Strickerje From United States of America, joined Feb 2001, 723 posts, RR: 1
Reply 2, posted (12 years 4 weeks 1 day 1 hour ago) and read 820 times:
I'm no expert, but I'll give it a shot -
You've said that the fastest aircraft are the 777 and 747, followed by the A330/A340. You might also notice that these are also the longest range. For a regional jet, MD-80, or 737 flying 1000 miles or less, speed is not imperative because most of the scheduled time is cusioning for traffic and delays. On intercontinental flights, the relatively small difference does make a difference.
Eg: 565 miles per hour is the published cruise speed of the 747-400, and I'll estimate 500 miles per hour for a smaller regional aircraft.
* ATL-GPT (351 miles) - @500mph = 0:37, @565mph = 0:42
Once you add the time to takeoff and climb and waiting in traffic, that's almost no difference.
* ORD-HKG (7793 miles) - @500mph = 15:35, @565mph = 13:48
Time to takeoff and climb and waiting in traffic is roughly the same whether you're going 500 miles or 5000, so here the near 2 hour difference makes a big difference. So you can see why, for the larger and longer range aircraft, it is worthwhile to put forth the extra research and development time and money in squeezing out the highest cruise speed possible without harming the fuel economy.

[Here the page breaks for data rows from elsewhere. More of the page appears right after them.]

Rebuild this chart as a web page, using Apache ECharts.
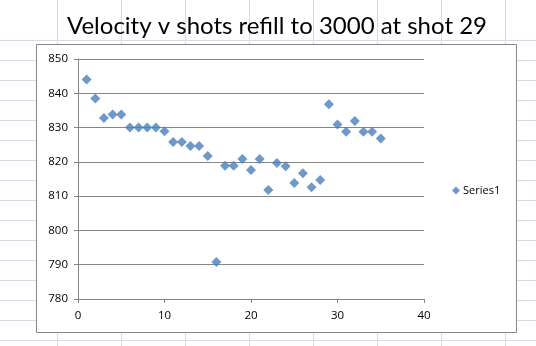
<!DOCTYPE html>
<html>
<head>
<meta charset="utf-8">
<script src="https://cdn.jsdelivr.net/npm/echarts@6/dist/echarts.min.js"></script>
<style>
html,body{margin:0;padding:0;background:#fff;}
#c{width:536px;height:346px;}
</style>
</head>
<body>
<div id="c"></div>
<script>
const shots = [1,2,3,4,5,6,7,8,9,10,11,12,13,14,15,16,17,18,19,20,21,22,23,24,25,26,27,28,29,30,31,32,33,34,35];
const velocity = [844,838.5,832.8,833.8,833.8,830,830,830,830,828.9,825.8,825.8,824.6,824.6,821.7,790.8,818.9,818.9,820.8,817.6,820.8,811.8,819.7,818.7,813.8,816.7,812.6,814.7,836.8,830.9,828.8,831.9,828.8,828.8,826.8];
const xTicks = [0,10,20,30,40];
const yTicks = [780,790,800,810,820,830,840,850];
const seriesName = 'Series1';
const titleText = 'Velocity v shots refill to 3000 at shot 29';

const chart = echarts.init(document.getElementById('c'), null, {renderer:'canvas'});

// spreadsheet background cells (decoration)
const bg = [];
const sheetLine = '#d5dbe6';
for (let x = 57; x < 536; x += 64) {
  bg.push({type:'line', z:-20, silent:true, shape:{x1:x+0.5,y1:0,x2:x+0.5,y2:346}, style:{stroke:sheetLine,lineWidth:1}});
}
for (let y = 40; y < 346; y += 20) {
  bg.push({type:'line', z:-20, silent:true, shape:{x1:0,y1:y+0.5,x2:536,y2:y+0.5}, style:{stroke:sheetLine,lineWidth:1}});
}
bg.push({type:'rect', z:-10, silent:true, shape:{x:36.5,y:44.5,width:480,height:288}, style:{fill:'#ffffff',stroke:'#868686',lineWidth:1}});

chart.setOption({
  animation:false,
  backgroundColor:'#ffffff',
  graphic: bg,
  title:{
    text:titleText,
    left:62, top:9,
    textStyle:{fontFamily:'Lato', fontSize:24, fontWeight:'normal', color:'#000'}
  },
  legend:{
    data:[{name:seriesName, icon:'diamond'}],
    left:447, top:180,
    orient:'vertical',
    itemWidth:8, itemHeight:8, itemGap:4,
    textStyle:{fontFamily:'Open Sans', fontSize:11, color:'#000', padding:[0,0,0,-2]}
  },
  grid:{left:78, right:112, top:59, bottom:47, containLabel:false},
  xAxis:{
    type:'value', min:xTicks[0], max:xTicks[xTicks.length-1], interval:10,
    axisLine:{show:true, onZero:false, lineStyle:{color:'#868686', width:1}},
    axisTick:{show:true, inside:false, length:4, lineStyle:{color:'#868686'}},
    axisLabel:{fontFamily:'Open Sans', fontSize:11.5, color:'#000', margin:11},
    splitLine:{show:false}
  },
  yAxis:{
    type:'value', min:yTicks[0], max:yTicks[yTicks.length-1], interval:10,
    axisLine:{show:true, lineStyle:{color:'#868686', width:1}},
    axisTick:{show:true, inside:false, length:4, lineStyle:{color:'#868686'}},
    axisLabel:{fontFamily:'Open Sans', fontSize:11.5, color:'#000', margin:10},
    splitLine:{show:true, lineStyle:{color:'#868686', width:1}}
  },
  series:[{
    name:seriesName,
    type:'scatter',
    symbol:'diamond',
    symbolSize:10,
    itemStyle:{color:'#4a7ebb'},
    data: shots.map((s,i)=>[s, velocity[i]])
  }]
});
</script>
</body>
</html>
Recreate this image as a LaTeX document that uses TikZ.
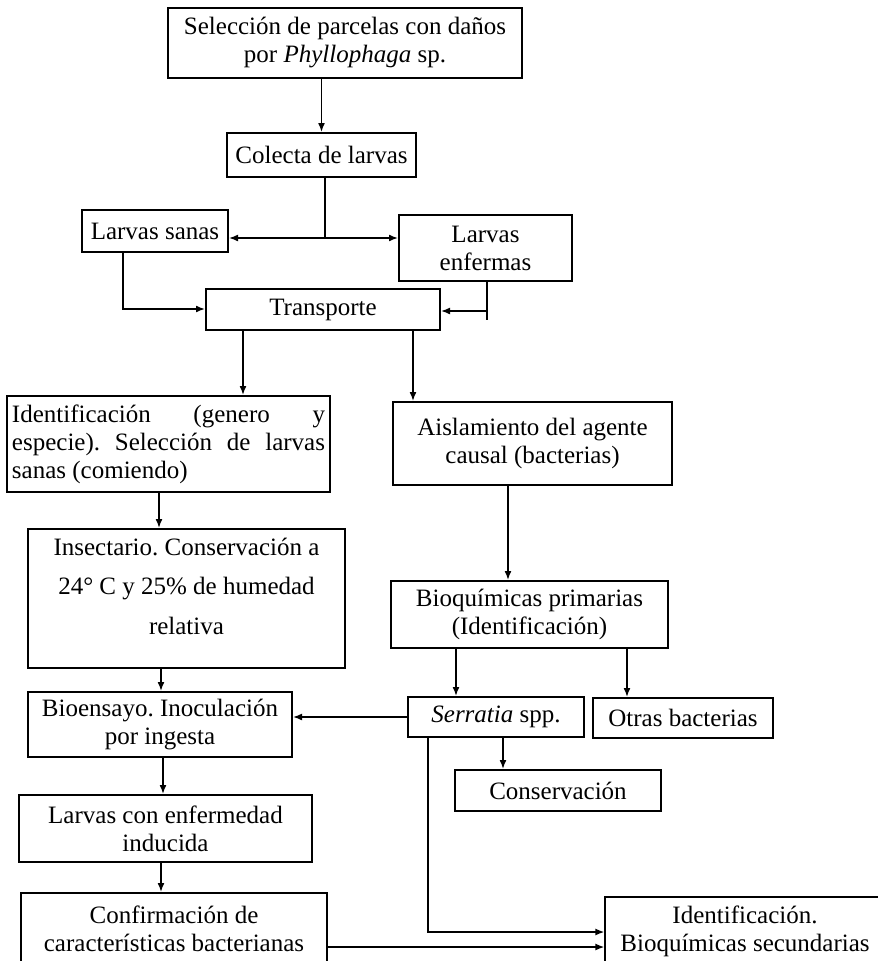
\documentclass[tikz,border=0pt]{standalone}
\usepackage{fontspec}
\setmainfont{Liberation Serif}
\usetikzlibrary{arrows.meta}
\frenchspacing
\begin{document}
\begin{tikzpicture}[x=1pt,y=-1pt,
  box/.style={draw, line width=2pt, inner sep=0pt, align=center, font=\fontsize{25}{28}\selectfont},
  conn/.style={line width=1.6pt},
  arr/.style={conn, -{Latex[length=9pt,width=7pt]}}]
\useasboundingbox (0,0) rectangle (878,961);
\fill[white] (0,0) rectangle (878,961);

\node[box, minimum width=354pt, minimum height=70pt] (sel) at (345,43) {Selección de parcelas con daños\\por \textit{Phyllophaga} sp.};
\node[box, minimum width=189pt, minimum height=44pt] (col) at (321.5,155) {Colecta de larvas};
\node[box, minimum width=146pt, minimum height=42pt] (san) at (155,231) {Larvas sanas};
\node[box, minimum width=173pt, minimum height=66pt] (enf) at (485.5,248) {Larvas\\enfermas};
\node[box, minimum width=234pt, minimum height=41pt] (tra) at (323,309.5) {Transporte};
\node[box, minimum width=323pt, minimum height=96pt, text width=313pt, align=justify] (ide) at (168.5,444) {Identificación (genero y\linebreak especie). Selección de larvas\linebreak sanas (comiendo)};
\node[box, minimum width=279pt, minimum height=83pt] (ais) at (532.5,443.5) {Aislamiento del agente\\causal (bacterias)};
\node[box] (ins) at (186.5,598.5) {\begin{minipage}[c][139pt][t]{317pt}\centering\fontsize{25}{39.5}\selectfont\vspace*{9pt}Insectario. Conservación a\\24° C y 25\% de humedad\\relativa\end{minipage}};
\node[box, minimum width=277pt, minimum height=67pt] (bpr) at (529.5,614.5) {Bioquímicas primarias\\(Identificación)};
\node[box, minimum width=264pt, minimum height=65pt] (bio) at (160,724.5) {Bioensayo. Inoculación\\por ingesta};
\node[box, minimum width=176pt, minimum height=40pt] (ser) at (496,717) {\textit{Serratia} spp.};
\node[box, minimum width=180pt, minimum height=40pt] (otr) at (683,718) {Otras bacterias};
\node[box, minimum width=206pt, minimum height=41pt] (cns) at (558,790.5) {Conservación};
\node[box, minimum width=293pt, minimum height=67pt] (lce) at (165.5,828.5) {Larvas con enfermedad\\inducida};
\node[box, minimum width=306pt, minimum height=71pt] (cof) at (174,928.5) {Confirmación de\\características bacterianas};
\node[box, line width=1.2pt, minimum width=280pt, minimum height=68pt] (ids) at (745,931) {Identificación.\\Bioquímicas secundarias};

\draw[arr] (col.north |- sel.south) -- (col.north);
\coordinate (j) at (325,238);
\draw[conn] (j |- col.south) -- (j);
\draw[arr] (j) -- (san.east |- j);
\draw[arr] (j) -- (enf.west |- j);
\coordinate (s1) at (123,309);
\draw[arr] (s1 |- san.south) -- (s1) -- (tra.west |- s1);
\coordinate (e2) at (487,320);
\coordinate (e1) at (487,311);
\draw[conn] (e2 |- enf.south) -- (e2);
\draw[arr] (e1) -- (tra.east |- e1);
\coordinate (t1) at (243,0);
\draw[arr] (t1 |- tra.south) -- (t1 |- ide.north);
\coordinate (t2) at (413,0);
\draw[arr] (t2 |- tra.south) -- (t2 |- ais.north);
\coordinate (i1) at (159,0);
\draw[arr] (i1 |- ide.south) -- (i1 |- ins.north);
\coordinate (a1) at (508,0);
\draw[arr] (a1 |- ais.south) -- (a1 |- bpr.north);
\coordinate (i2) at (161,0);
\draw[arr] (i2 |- ins.south) -- (i2 |- bio.north);
\coordinate (b1) at (456,0);
\draw[arr] (b1 |- bpr.south) -- (b1 |- ser.north);
\coordinate (b2) at (627,0);
\draw[arr] (b2 |- bpr.south) -- (b2 |- otr.north);
\draw[arr] (ser.west) -- (bio.east |- ser.west);
\coordinate (c2) at (503,0);
\draw[arr] (c2 |- ser.south) -- (c2 |- cns.north);
\coordinate (b3) at (163,0);
\draw[arr] (b3 |- bio.south) -- (b3 |- lce.north);
\coordinate (l1) at (161,0);
\draw[arr] (l1 |- lce.south) -- (l1 |- cof.north);
\coordinate (s2) at (428,932);
\draw[arr] (s2 |- ser.south) -- (s2) -- (ids.west |- s2);
\coordinate (c1) at (0,947);
\draw[arr] (cof.east |- c1) -- (ids.west |- c1);
\end{tikzpicture}
\end{document}
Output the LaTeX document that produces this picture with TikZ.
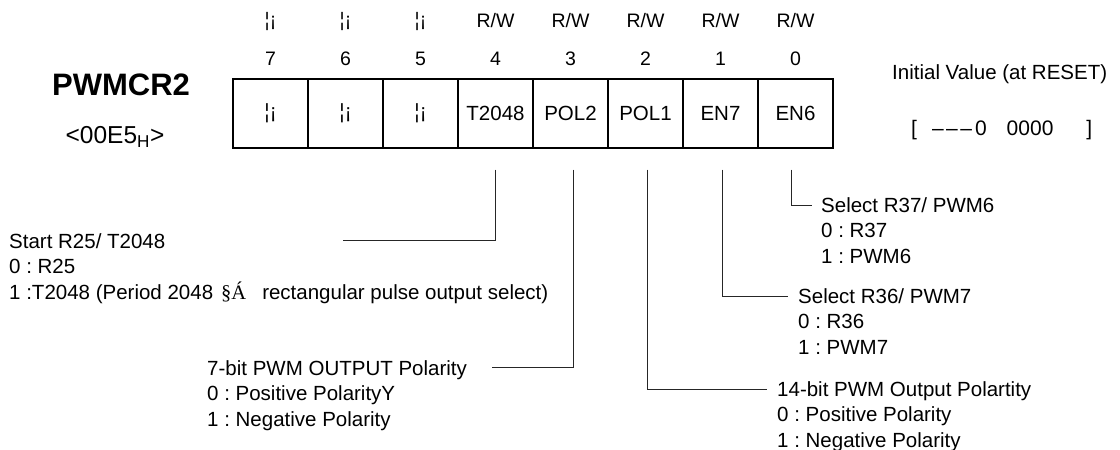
\documentclass[tikz,border=0pt]{standalone}
\usepackage{fontspec}
\setmainfont{Liberation Sans}
\newfontfamily\oddglyphs{Liberation Serif}
\newcommand{\accrw}{R/W}
\frenchspacing

\tikzset{
  bitcell/.style={draw, line width=1.4pt, minimum width=75pt, minimum height=69pt,
    inner sep=0pt, font=\fontsize{20.5}{25.5}\selectfont},
  bithead/.style={inner sep=0pt, font=\fontsize{19.5}{23}\selectfont},
  desc/.style={anchor=north west, align=left, inner sep=0pt,
    font=\fontsize{20.5}{25.5}\selectfont},
  leader/.style={line width=0.9pt, black!85},
}

\begin{document}
\begin{tikzpicture}[x=1pt, y=-1pt]
  \useasboundingbox (0,0) rectangle (1120,450);

  % Register name and address.
  \node[inner sep=0pt, font=\bfseries\fontsize{31}{36}\selectfont] (reg) at (121,85) {PWMCR2};
  \node[inner sep=0pt, font=\fontsize{24.5}{28}\selectfont] (addr) at (115,137) {<00E5\textsubscript{H}>};

  % The eight bit cells, with bit number and access above each.
  \foreach \nm/\acc [count=\i from 0] in {¦¡/¦¡, ¦¡/¦¡, ¦¡/¦¡, T2048/\accrw,
      POL2/\accrw, POL1/\accrw, EN7/\accrw, EN6/\accrw} {
    \pgfmathtruncatemacro{\bit}{7-\i}
    \node[bitcell] (b\bit) at (270.5+75*\i,113.5) {\nm};
    \node[bithead] (n\bit) at (270.5+75*\i,59) {\bit};
    \node[bithead] (a\bit) at (270.5+75*\i,21) {\acc};
  }

  % Initial value.
  \node[anchor=west, inner sep=0pt, font=\fontsize{20.5}{25}\selectfont] (init) at (892,74)
    {Initial Value (at RESET)};
  \node[anchor=west, inner sep=0pt, font=\fontsize{21}{25}\selectfont] (rst) at (911,130)
    {[\hspace{15pt}\textendash\hspace{2.5pt}\textendash\hspace{2.5pt}\textendash\hspace{3pt}0\hspace{20pt}0000\hspace{33pt}]};

  % Bit descriptions.
  \node[desc] (d4) at (9,233.3) {Start R25/ T2048\\0 : R25\\
    1 :T2048 (Period 2048\hspace{8pt}{\oddglyphs §Á}\hspace{16pt}rectangular pulse output select)};
  \node[desc] (d3) at (207,360.3) {7-bit PWM OUTPUT Polarity\\0 : Positive PolarityY\\1 : Negative Polarity};
  \node[desc] (d2) at (777,381.3) {14-bit PWM Output Polartity\\0 : Positive Polarity\\1 : Negative Polarity};
  \node[desc] (d1) at (798,288.3) {Select R36/ PWM7\\0 : R36\\1 : PWM7};
  \node[desc] (d0) at (821,197.3) {Select R37/ PWM6\\0 : R37\\1 : PWM6};

  % Leader lines from the cells to their descriptions.
  \coordinate (s4) at ([shift={(-0.5,21)}]b4.south);
  \coordinate (s3) at ([shift={(2.5,21)}]b3.south);
  \coordinate (s2) at ([shift={(1.5,21)}]b2.south);
  \coordinate (s1) at ([shift={(1.5,21)}]b1.south);
  \coordinate (s0) at ([shift={(-4.5,21)}]b0.south);
  \coordinate (e4) at (343,240);
  \coordinate (e3) at (492,367);
  \draw[leader] (s4) |- (e4);
  \draw[leader] (s3) |- (e3);
  \draw[leader] (s2) |- ([shift={(-10,7.7)}]d2.north west);
  \draw[leader] (s1) |- ([shift={(-10,7.7)}]d1.north west);
  \draw[leader] (s0) |- ([shift={(-9,7.7)}]d0.north west);
\end{tikzpicture}
\end{document}
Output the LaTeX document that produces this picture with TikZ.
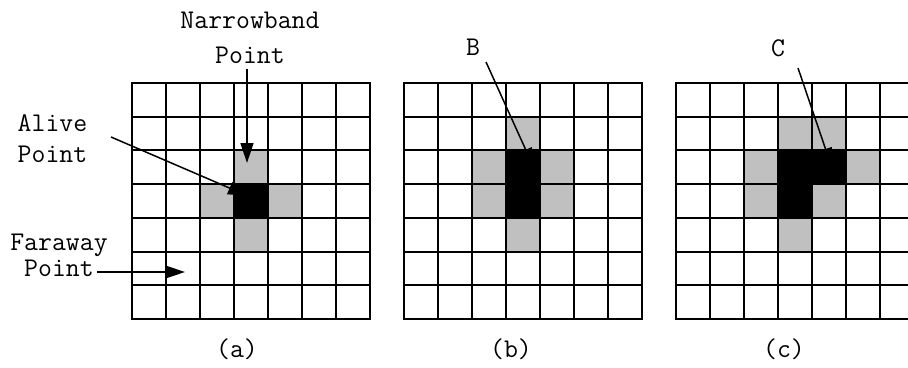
\documentclass[tikz,border=0pt]{standalone}
\usetikzlibrary{arrows.meta}
\definecolor{nbgray}{RGB}{192,192,192}
\begin{document}
\begin{tikzpicture}[x=1pt,y=-1pt,
  lbl/.style={font=\ttfamily\fontsize{27}{30}\selectfont, anchor=base, inner sep=0pt},
  ptr/.style={line width=1.5pt, -{Triangle[length=20pt,width=13pt]}},
  gridline/.style={line width=2pt, line cap=rect},
  nbcell/.style={fill=nbgray},
  alivecell/.style={fill=black}]
\useasboundingbox (0,0) rectangle (908,367);
\def\cw{34}
\def\ch{33.7}
% narrowband (gray) cells: origin x, col, row
\foreach \ox/\c/\r in {132/3/2,132/2/3,132/4/3,132/3/4,
                       404/3/1,404/2/2,404/4/2,404/2/3,404/4/3,404/3/4,
                       676/3/1,676/4/1,676/2/2,676/5/2,676/2/3,676/4/3,676/3/4}
  \fill[nbcell] (\ox+\c*\cw, 83+\r*\ch) rectangle ++(\cw,\ch);
% labels
\node[lbl] (nbA) at (250,28) {Narrowband};
\node[lbl] (nbB) at (250,63) {Point};
\node[lbl] (alA) at (52.5,131) {Alive};
\node[lbl] (alB) at (52.5,162) {Point};
\node[lbl] (faA) at (59,250) {Faraway};
\node[lbl] (faB) at (59,276) {Point};
\node[lbl] (lb) at (473,55) {B};
\node[lbl] (lc) at (778,56) {C};
\node[lbl] (capa) at (237,357) {(a)};
\node[lbl] (capb) at (511,357) {(b)};
\node[lbl] (capc) at (784,357) {(c)};
% arrow end points
\coordinate (nbs) at (247,69);   \coordinate (nbt) at (247,163);
\coordinate (als) at (111,137);  \coordinate (alt) at (248,196);
\coordinate (fas) at (97,272);   \coordinate (fat) at (185,272);
\coordinate (bs) at (486,62);    \coordinate (bt) at (534,168);
\coordinate (cs) at (798,68);    \coordinate (ct) at (832,168);
\draw[ptr] (nbs) -- (nbt);
\draw[ptr] (als) -- (alt);
\draw[ptr] (fas) -- (fat);
\draw[ptr] (bs) -- (bt);
\draw[ptr] (cs) -- (ct);
% alive (black) cells
\foreach \ox/\c/\r in {132/3/3, 404/3/2,404/3/3, 676/3/2,676/4/2,676/3/3}
  \fill[alivecell] (\ox+\c*\cw, 83+\r*\ch) rectangle ++(\cw,\ch);
% grids
\foreach \ox in {132,404,676}{
  \foreach \i in {0,...,7}{
    \draw[gridline] (\ox+\i*\cw, 83) -- (\ox+\i*\cw, 83+7*\ch);
    \draw[gridline] (\ox, 83+\i*\ch) -- (\ox+7*\cw, 83+\i*\ch);
  }
}
\end{tikzpicture}
\end{document}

Slawko From Canada, joined May 1999, 3799 posts, RR: 9
Reply 4, posted (12 years 4 weeks 1 day ago) and read 778 times:
I think strickerje got it right, the smaller aircraft can fly slower because the flights that they are used for are relatively short. If you look back in time speed was a much more important factor to companies, the 727 for example is very very fast as compared to current aircraft that serve the same role, same goes for the 707, DC8, TU-154, IL62. Back then fuel was cheap and speed was more important, today airlines have higher fuel costs, and so going M.80 instead of M.84 on a short flight will save millions of dollars each year in fuel costs, while only costing the airline 3 or 4 mins per flight on the schedule.